Romantic Idealism of Journalism — In that same vein, I love The Newsroom because it presents a romantic ideal of the news. It is, as Sorkin said himself, an optimistic, upward-looking look at a group of people who are often looked at cynically. What is so wrong about earnest optimism, even if it can sometimes be overly sentimental or preachy? I got a degree in journalism, and then went to law school with these big lofty ideals about doing good, about reporting the news, about making a difference. Of course, I quickly learned the reality of the situation and realized that the only people who achieve those big lofty ideals are in movies and on television and switched gears.
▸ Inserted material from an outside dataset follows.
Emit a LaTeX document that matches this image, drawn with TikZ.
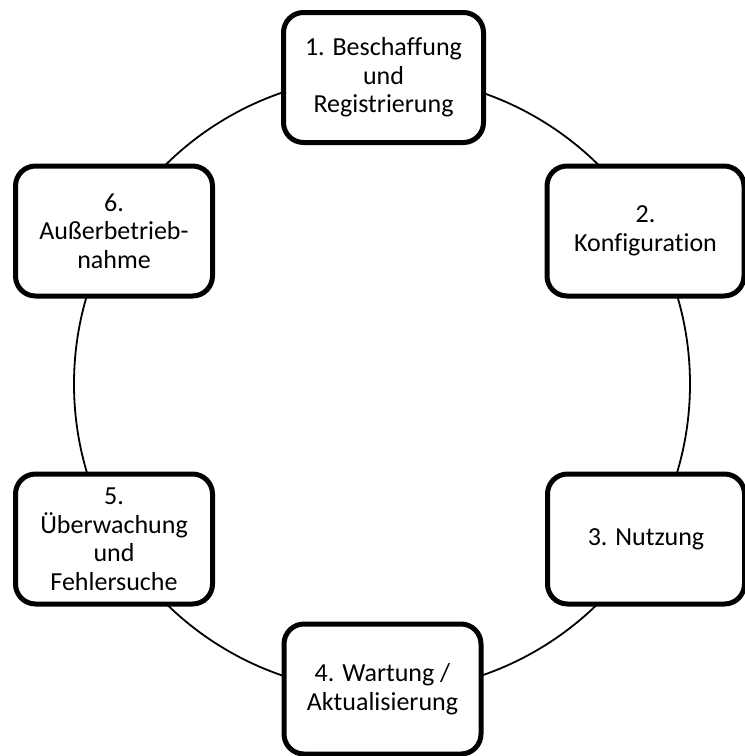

Still, for me, The Newsroom is for an aspiring journalist what The Natural is to an aspiring baseball player, or what Almost Famous is for aspiring rock critics or what 50 percent of indie movies are for aspiring screenwriters: A hopeful, optimistic and romantic idea of what was once at least a noble profession. I love The Newsroom, warts and all, because it makes me feel good about the world, about humanity, and about the news, something with which I’ve grown increasingly disillusioned. When someone says, “We reported the news,” I want to get choked up, damnit. The Newsroom epitomizes what I love about what so few good showrunners outside of Aaron Sorkin and Jason Katims do anymore, which is to present good people trying to make good choices, and how often do we see that in good dramas anymore?